The original 4 strain HPV vaccine introduced to the immunisation program in 2013 protected against HPV 6, 11, 16 and 18 – offering 70% protection against cervical cancer causing HPV types.

The new vaccine adds 5 further types (31, 33, 45, 52, and 58) now providing 93% protection against cervical cancer caused by HPV.
However in NSW the vaccine has yet to be delivered.

By all accounts there should be stock available by the end of March under the publicly funded national program for people aged 12-13 years old , and usually private vaccine stock is available at this time too. We will endeavour to keep you updated when we have it available.

What if I’ve already started on the regular HPV vaccine?

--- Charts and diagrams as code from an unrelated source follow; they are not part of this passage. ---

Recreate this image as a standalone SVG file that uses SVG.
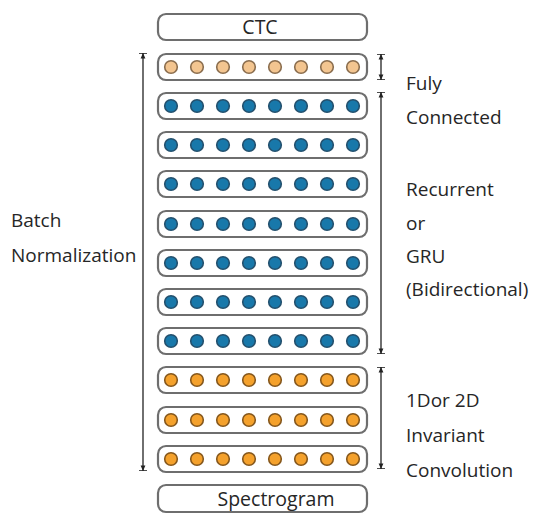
<svg xmlns="http://www.w3.org/2000/svg" width="550" height="532" viewBox="0 0 550 532">
<defs>
<style>
.box{fill:#fff;stroke:#6e6e6e;stroke-width:2.2}
.lbl{font-family:"Open Sans","Noto Sans",sans-serif;font-size:19px;fill:#262626}
.ttl{font-family:"Open Sans","Noto Sans",sans-serif;font-size:19.5px;fill:#262626;text-anchor:middle}
.pe{fill:#f3c590;stroke:#8a6d4e;stroke-width:1.6}
.bl{fill:#1878aa;stroke:#24506d;stroke-width:1.6}
.or{fill:#f4a12c;stroke:#85571c;stroke-width:1.6}
.dim{stroke:#333;stroke-width:1.4;fill:none;marker-start:url(#cap);marker-end:url(#cap)}
</style>
<marker id="cap" viewBox="0 0 10 10" refX="10" refY="5" markerWidth="8" markerHeight="8" orient="auto-start-reverse" markerUnits="userSpaceOnUse">
<path d="M10,0 L10,10" stroke="#222" stroke-width="2"/>
<path d="M3,2 L10,5 L3,8 Z" fill="#222"/>
</marker>
</defs>
<rect width="550" height="532" fill="#fff"/>

<g id="ctc"><rect class="box" x="158" y="14" width="209" height="26" rx="8"/><text class="ttl" x="260" y="34">CTC</text></g>
<g id="spectrogram"><rect class="box" x="158" y="485" width="209" height="27" rx="8"/><text class="ttl" x="276" y="506">Spectrogram</text></g>

<g id="fc-layer" class="pe">
<rect class="box" x="158" y="54" width="209" height="26" rx="8"/>
<circle cx="171" cy="67" r="6.3"/><circle cx="197" cy="67" r="6.3"/><circle cx="223" cy="67" r="6.3"/><circle cx="249" cy="67" r="6.3"/><circle cx="275" cy="67" r="6.3"/><circle cx="301" cy="67" r="6.3"/><circle cx="327" cy="67" r="6.3"/><circle cx="353" cy="67" r="6.3"/>
</g>

<g id="rnn-layers" class="bl">
<g id="rnn1"><rect class="box" x="158" y="93" width="209" height="26" rx="8"/><circle cx="171" cy="106" r="6.3"/><circle cx="197" cy="106" r="6.3"/><circle cx="223" cy="106" r="6.3"/><circle cx="249" cy="106" r="6.3"/><circle cx="275" cy="106" r="6.3"/><circle cx="301" cy="106" r="6.3"/><circle cx="327" cy="106" r="6.3"/><circle cx="353" cy="106" r="6.3"/></g>
<g id="rnn2"><rect class="box" x="158" y="132" width="209" height="26" rx="8"/><circle cx="171" cy="145" r="6.3"/><circle cx="197" cy="145" r="6.3"/><circle cx="223" cy="145" r="6.3"/><circle cx="249" cy="145" r="6.3"/><circle cx="275" cy="145" r="6.3"/><circle cx="301" cy="145" r="6.3"/><circle cx="327" cy="145" r="6.3"/><circle cx="353" cy="145" r="6.3"/></g>
<g id="rnn3"><rect class="box" x="158" y="171" width="209" height="26" rx="8"/><circle cx="171" cy="184" r="6.3"/><circle cx="197" cy="184" r="6.3"/><circle cx="223" cy="184" r="6.3"/><circle cx="249" cy="184" r="6.3"/><circle cx="275" cy="184" r="6.3"/><circle cx="301" cy="184" r="6.3"/><circle cx="327" cy="184" r="6.3"/><circle cx="353" cy="184" r="6.3"/></g>
<g id="rnn4"><rect class="box" x="158" y="211" width="209" height="26" rx="8"/><circle cx="171" cy="224" r="6.3"/><circle cx="197" cy="224" r="6.3"/><circle cx="223" cy="224" r="6.3"/><circle cx="249" cy="224" r="6.3"/><circle cx="275" cy="224" r="6.3"/><circle cx="301" cy="224" r="6.3"/><circle cx="327" cy="224" r="6.3"/><circle cx="353" cy="224" r="6.3"/></g>
<g id="rnn5"><rect class="box" x="158" y="250" width="209" height="26" rx="8"/><circle cx="171" cy="263" r="6.3"/><circle cx="197" cy="263" r="6.3"/><circle cx="223" cy="263" r="6.3"/><circle cx="249" cy="263" r="6.3"/><circle cx="275" cy="263" r="6.3"/><circle cx="301" cy="263" r="6.3"/><circle cx="327" cy="263" r="6.3"/><circle cx="353" cy="263" r="6.3"/></g>
<g id="rnn6"><rect class="box" x="158" y="289" width="209" height="26" rx="8"/><circle cx="171" cy="302" r="6.3"/><circle cx="197" cy="302" r="6.3"/><circle cx="223" cy="302" r="6.3"/><circle cx="249" cy="302" r="6.3"/><circle cx="275" cy="302" r="6.3"/><circle cx="301" cy="302" r="6.3"/><circle cx="327" cy="302" r="6.3"/><circle cx="353" cy="302" r="6.3"/></g>
<g id="rnn7"><rect class="box" x="158" y="328" width="209" height="26" rx="8"/><circle cx="171" cy="341" r="6.3"/><circle cx="197" cy="341" r="6.3"/><circle cx="223" cy="341" r="6.3"/><circle cx="249" cy="341" r="6.3"/><circle cx="275" cy="341" r="6.3"/><circle cx="301" cy="341" r="6.3"/><circle cx="327" cy="341" r="6.3"/><circle cx="353" cy="341" r="6.3"/></g>
</g>

<g id="conv-layers" class="or">
<g id="conv1"><rect class="box" x="158" y="367" width="209" height="26" rx="8"/><circle cx="171" cy="380" r="6.3"/><circle cx="197" cy="380" r="6.3"/><circle cx="223" cy="380" r="6.3"/><circle cx="249" cy="380" r="6.3"/><circle cx="275" cy="380" r="6.3"/><circle cx="301" cy="380" r="6.3"/><circle cx="327" cy="380" r="6.3"/><circle cx="353" cy="380" r="6.3"/></g>
<g id="conv2"><rect class="box" x="158" y="407" width="209" height="26" rx="8"/><circle cx="171" cy="420" r="6.3"/><circle cx="197" cy="420" r="6.3"/><circle cx="223" cy="420" r="6.3"/><circle cx="249" cy="420" r="6.3"/><circle cx="275" cy="420" r="6.3"/><circle cx="301" cy="420" r="6.3"/><circle cx="327" cy="420" r="6.3"/><circle cx="353" cy="420" r="6.3"/></g>
<g id="conv3"><rect class="box" x="158" y="446" width="209" height="26" rx="8"/><circle cx="171" cy="459" r="6.3"/><circle cx="197" cy="459" r="6.3"/><circle cx="223" cy="459" r="6.3"/><circle cx="249" cy="459" r="6.3"/><circle cx="275" cy="459" r="6.3"/><circle cx="301" cy="459" r="6.3"/><circle cx="327" cy="459" r="6.3"/><circle cx="353" cy="459" r="6.3"/></g>
</g>

<g id="connectors">
<line class="dim" x1="143" y1="53" x2="143" y2="471"/>
<line class="dim" x1="381" y1="54" x2="381" y2="80"/>
<line class="dim" x1="381" y1="92" x2="381" y2="354"/>
<line class="dim" x1="381" y1="367" x2="381" y2="469"/>
</g>

<g id="labels">
<text class="lbl" x="11" y="227">Batch</text>
<text class="lbl" x="11" y="262">Normalization</text>
<text class="lbl" x="406" y="90">Fuly</text>
<text class="lbl" x="406" y="124">Connected</text>
<text class="lbl" x="406" y="196">Recurrent</text>
<text class="lbl" x="406" y="230">or</text>
<text class="lbl" x="406" y="263">GRU</text>
<text class="lbl" x="406" y="296">(Bidirectional)</text>
<text class="lbl" x="406" y="407">1Dor 2D</text>
<text class="lbl" x="406" y="442">Invariant</text>
<text class="lbl" x="406" y="477">Convolution</text>
</g>
</svg>
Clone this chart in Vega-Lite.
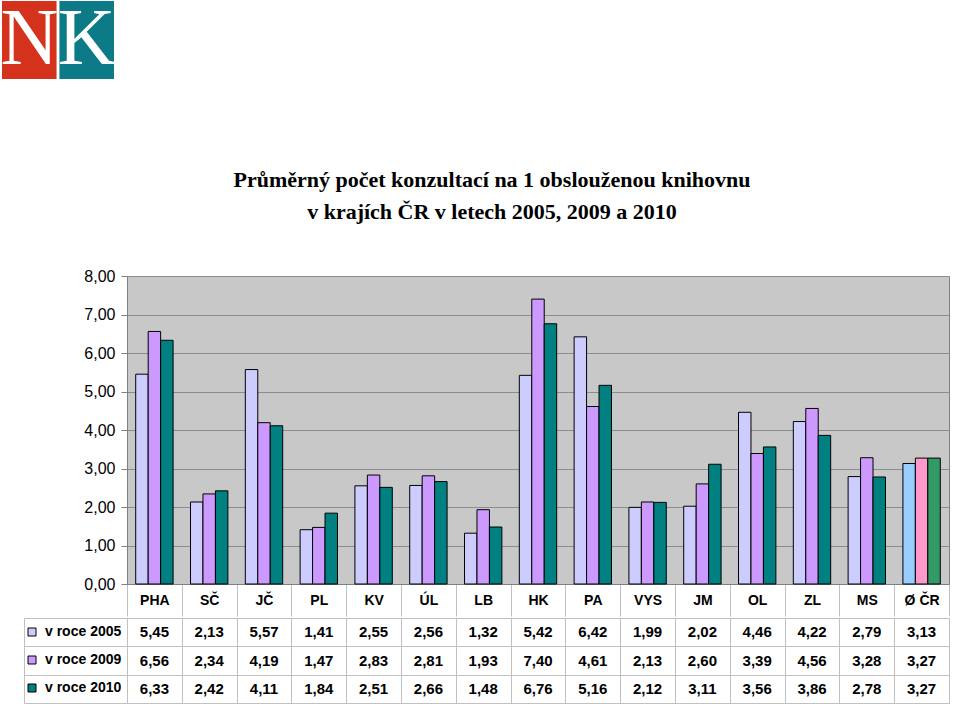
{
  "$schema": "https://vega.github.io/schema/vega-lite/v6.json",
  "background": "white",
  "padding": {"left": 0, "top": 0, "right": 0, "bottom": 0},
  "config": {
    "locale": {"number": {"decimal": ",", "thousands": " ", "grouping": [3], "currency": ["", " Kč"]}},
    "font": "Liberation Sans"
  },
  "datasets": {
    "kraje": [
      {"kraj": "PHA", "rok": "v roce 2005", "hodnota": 5.45},
      {"kraj": "SČ", "rok": "v roce 2005", "hodnota": 2.13},
      {"kraj": "JČ", "rok": "v roce 2005", "hodnota": 5.57},
      {"kraj": "PL", "rok": "v roce 2005", "hodnota": 1.41},
      {"kraj": "KV", "rok": "v roce 2005", "hodnota": 2.55},
      {"kraj": "ÚL", "rok": "v roce 2005", "hodnota": 2.56},
      {"kraj": "LB", "rok": "v roce 2005", "hodnota": 1.32},
      {"kraj": "HK", "rok": "v roce 2005", "hodnota": 5.42},
      {"kraj": "PA", "rok": "v roce 2005", "hodnota": 6.42},
      {"kraj": "VYS", "rok": "v roce 2005", "hodnota": 1.99},
      {"kraj": "JM", "rok": "v roce 2005", "hodnota": 2.02},
      {"kraj": "OL", "rok": "v roce 2005", "hodnota": 4.46},
      {"kraj": "ZL", "rok": "v roce 2005", "hodnota": 4.22},
      {"kraj": "MS", "rok": "v roce 2005", "hodnota": 2.79},
      {"kraj": "Ø ČR", "rok": "v roce 2005", "hodnota": 3.13},
      {"kraj": "PHA", "rok": "v roce 2009", "hodnota": 6.56},
      {"kraj": "SČ", "rok": "v roce 2009", "hodnota": 2.34},
      {"kraj": "JČ", "rok": "v roce 2009", "hodnota": 4.19},
      {"kraj": "PL", "rok": "v roce 2009", "hodnota": 1.47},
      {"kraj": "KV", "rok": "v roce 2009", "hodnota": 2.83},
      {"kraj": "ÚL", "rok": "v roce 2009", "hodnota": 2.81},
      {"kraj": "LB", "rok": "v roce 2009", "hodnota": 1.93},
      {"kraj": "HK", "rok": "v roce 2009", "hodnota": 7.40},
      {"kraj": "PA", "rok": "v roce 2009", "hodnota": 4.61},
      {"kraj": "VYS", "rok": "v roce 2009", "hodnota": 2.13},
      {"kraj": "JM", "rok": "v roce 2009", "hodnota": 2.60},
      {"kraj": "OL", "rok": "v roce 2009", "hodnota": 3.39},
      {"kraj": "ZL", "rok": "v roce 2009", "hodnota": 4.56},
      {"kraj": "MS", "rok": "v roce 2009", "hodnota": 3.28},
      {"kraj": "Ø ČR", "rok": "v roce 2009", "hodnota": 3.27},
      {"kraj": "PHA", "rok": "v roce 2010", "hodnota": 6.33},
      {"kraj": "SČ", "rok": "v roce 2010", "hodnota": 2.42},
      {"kraj": "JČ", "rok": "v roce 2010", "hodnota": 4.11},
      {"kraj": "PL", "rok": "v roce 2010", "hodnota": 1.84},
      {"kraj": "KV", "rok": "v roce 2010", "hodnota": 2.51},
      {"kraj": "ÚL", "rok": "v roce 2010", "hodnota": 2.66},
      {"kraj": "LB", "rok": "v roce 2010", "hodnota": 1.48},
      {"kraj": "HK", "rok": "v roce 2010", "hodnota": 6.76},
      {"kraj": "PA", "rok": "v roce 2010", "hodnota": 5.16},
      {"kraj": "VYS", "rok": "v roce 2010", "hodnota": 2.12},
      {"kraj": "JM", "rok": "v roce 2010", "hodnota": 3.11},
      {"kraj": "OL", "rok": "v roce 2010", "hodnota": 3.56},
      {"kraj": "ZL", "rok": "v roce 2010", "hodnota": 3.86},
      {"kraj": "MS", "rok": "v roce 2010", "hodnota": 2.78},
      {"kraj": "Ø ČR", "rok": "v roce 2010", "hodnota": 3.27}
    ],
    "logo": [{"pismeno": "N"}, {"pismeno": "K"}]
  },
  "spacing": 88,
  "resolve": {"scale": {"color": "independent", "x": "independent", "y": "independent"}, "legend": {"color": "independent"}},
  "vconcat": [
    {
      "width": 112,
      "height": 78,
      "data": {"name": "logo"},
      "view": {"stroke": null},
      "encoding": {
        "x": {"field": "pismeno", "type": "nominal", "sort": ["N", "K"], "scale": {"range": [-125, -13], "paddingInner": 0.05, "paddingOuter": 0}, "axis": null}
      },
      "layer": [
        {
          "mark": {"type": "rect"},
          "encoding": {
            "color": {"field": "pismeno", "type": "nominal", "scale": {"domain": ["N", "K"], "range": ["#d5321e", "#0d7b87"]}, "legend": null}
          }
        },
        {
          "mark": {"type": "text", "font": "Liberation Serif", "fontSize": 80, "color": "white", "baseline": "middle"},
          "encoding": {"text": {"field": "pismeno", "type": "nominal"}}
        }
      ]
    },
    {
      "spacing": 0,
      "resolve": {"scale": {"color": "independent", "x": "independent", "y": "independent"}, "legend": {"color": "independent"}},
      "vconcat": [
        {
          "width": 822,
          "height": 308,
          "title": {
            "text": ["Průměrný počet konzultací na 1 obslouženou knihovnu", "v krajích ČR v letech 2005, 2009 a 2010"],
            "font": "Liberation Serif", "fontSize": 22, "fontWeight": "bold", "color": "black",
            "anchor": "middle", "frame": "group", "dx": -46, "offset": 44, "lineHeight": 32
          },
          "view": {"fill": "#c8c8c8", "stroke": "#808080"},
          "data": {"name": "kraje"},
          "encoding": {
            "x": {
              "field": "kraj", "type": "nominal",
              "scale": {"domain": ["PHA", "SČ", "JČ", "PL", "KV", "ÚL", "LB", "HK", "PA", "VYS", "JM", "OL", "ZL", "MS", "Ø ČR"], "paddingInner": 0, "paddingOuter": 0},
              "axis": {"title": null, "labelAngle": 0, "labelFontSize": 14, "labelFontWeight": "bold", "labelColor": "black", "labelPadding": -23, "tickBand": "extent", "tickSize": 32, "tickColor": "#c0c0c0", "domainColor": "#808080", "grid": false}
            },
            "xOffset": {"field": "rok", "type": "nominal", "scale": {"paddingInner": 0, "paddingOuter": 0.7}},
            "y": {
              "field": "hodnota", "type": "quantitative",
              "scale": {"domain": [0, 8], "nice": false},
              "axis": {"title": null, "values": [0, 1, 2, 3, 4, 5, 6, 7, 8], "format": ".2f", "labelFontSize": 16, "labelColor": "black", "labelPadding": 6, "tickSize": 6, "tickColor": "#808080", "domainColor": "#808080", "grid": true, "gridColor": "#8c8c8c", "gridOpacity": 1}
            }
          },
          "layer": [
            {
              "transform": [{"filter": "datum.kraj !== 'Ø ČR'"}],
              "mark": {"type": "bar", "stroke": "black", "strokeWidth": 1},
              "encoding": {
                "color": {"field": "rok", "type": "nominal", "scale": {"domain": ["v roce 2005", "v roce 2009", "v roce 2010"], "range": ["#ccccff", "#cc99ff", "#008080"]}, "legend": null}
              }
            },
            {
              "transform": [{"filter": "datum.kraj === 'Ø ČR'"}],
              "mark": {"type": "bar", "stroke": "black", "strokeWidth": 1},
              "encoding": {
                "color": {"field": "rok", "type": "nominal", "scale": {"domain": ["v roce 2005", "v roce 2009", "v roce 2010"], "range": ["#99ccff", "#ff99cc", "#339966"]}, "legend": null}
              }
            }
          ],
          "resolve": {"scale": {"color": "independent"}}
        },
        {
          "width": 822,
          "height": 85,
          "view": {"stroke": "#c0c0c0"},
          "data": {"name": "kraje"},
          "encoding": {
            "x": {
              "field": "kraj", "type": "nominal",
              "scale": {"domain": ["PHA", "SČ", "JČ", "PL", "KV", "ÚL", "LB", "HK", "PA", "VYS", "JM", "OL", "ZL", "MS", "Ø ČR"], "paddingInner": 0, "paddingOuter": 0},
              "axis": {"title": null, "labels": false, "ticks": false, "domain": false, "grid": true, "tickBand": "extent", "gridColor": "#c0c0c0", "gridOpacity": 1}
            }
          },
          "layer": [
            {
              "mark": {"type": "text", "fontSize": 15, "fontWeight": "bold", "color": "black", "baseline": "middle"},
              "encoding": {
                "y": {
                  "field": "rok", "type": "nominal",
                  "scale": {"domain": ["v roce 2005", "v roce 2009", "v roce 2010"], "paddingInner": 0, "paddingOuter": 0},
                  "axis": {"orient": "left", "title": null, "labels": false, "tickBand": "extent", "tickSize": 103, "tickColor": "#c0c0c0", "domainColor": "#c0c0c0", "grid": true, "gridColor": "#c0c0c0", "gridOpacity": 1, "minExtent": 125}
                },
                "text": {"field": "hodnota", "type": "quantitative", "format": ".2f"}
              }
            },
            {
              "mark": {"type": "square", "opacity": 0, "size": 64},
              "encoding": {
                "y": {
                  "field": "rok", "type": "nominal",
                  "axis": {"orient": "left", "offset": 103, "title": null, "labels": false, "ticks": false, "grid": false, "domainColor": "#c0c0c0", "minExtent": 0}
                },
                "color": {
                  "field": "rok", "type": "nominal",
                  "scale": {"domain": ["v roce 2005", "v roce 2009", "v roce 2010"], "range": ["#ccccff", "#cc99ff", "#008080"]},
                  "legend": {
                    "orient": "none", "legendX": -102, "legendY": 7, "title": null, "direction": "vertical",
                    "symbolType": "square", "symbolSize": 64, "symbolStrokeColor": "black", "symbolStrokeWidth": 1, "symbolOpacity": 1,
                    "labelFont": "Liberation Sans", "labelFontSize": 14, "labelFontWeight": "bold", "labelColor": "black",
                    "labelOffset": 6, "rowPadding": 14, "padding": 0,
                    "encode": {"symbols": {"update": {"opacity": {"value": 1}, "stroke": {"value": "black"}, "strokeWidth": {"value": 1}}}}
                  }
                }
              }
            }
          ],
          "resolve": {"axis": {"y": "independent"}}
        }
      ]
    }
  ]
}
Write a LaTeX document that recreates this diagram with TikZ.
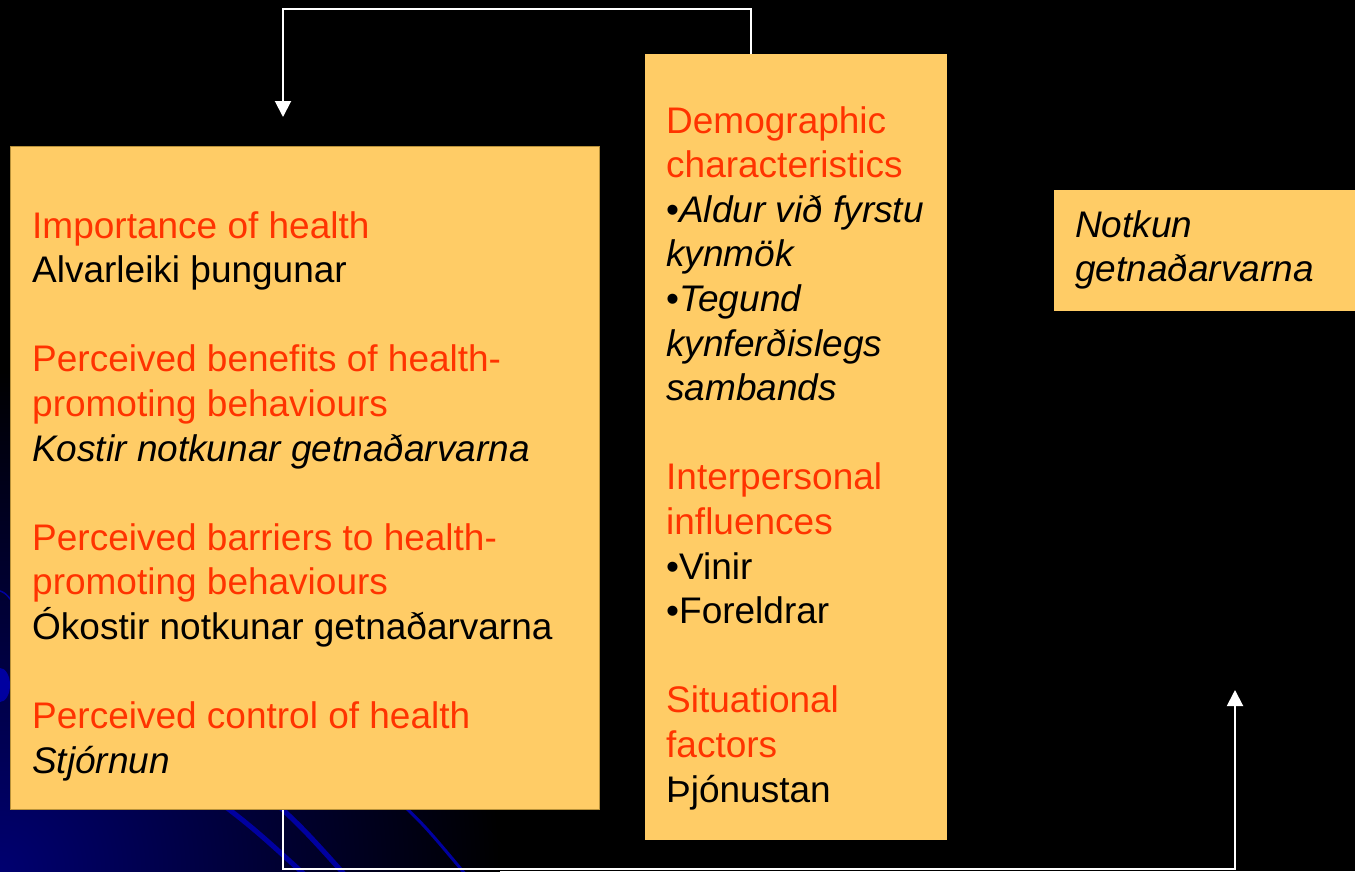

You can continue your course with the new 9-strain when it is available to get complete protection for the original 4 types. Although the manufacturer hasn’t explicitly stated this, you would need a full course of the 9-strain to have protection against the extra 5 types of HPV. For most people who have completed 2 out of 3 of the original course, it is recommended at this stage to complete the remainder of the course with the original vaccine.

What is a full course?

If your first 9-strain vaccine is given at 14 years or younger – then you only need 2 vaccinations. An initial vaccine, and one 6-12 months later.

If your first 9-strain vaccine is given under the age of 15 years and over – then you will need 3 vaccines. An initial vaccine, a second 2 months after the first, and a third 6 months after the first.

The HPV vaccines only protect against HPV.

This means there is a reduction in the chance of developing cervical cancer in women, reduction in the rates of anal cancer, and a reduction in the transmission of genital warts.

It does not protect against other sexually transmitted diseases, and safe sex is still important to maintain.
It also does not mean women should stop having cervical screening tests as these are important to detect any HPV infections that still manage to be transmitted despite vaccination.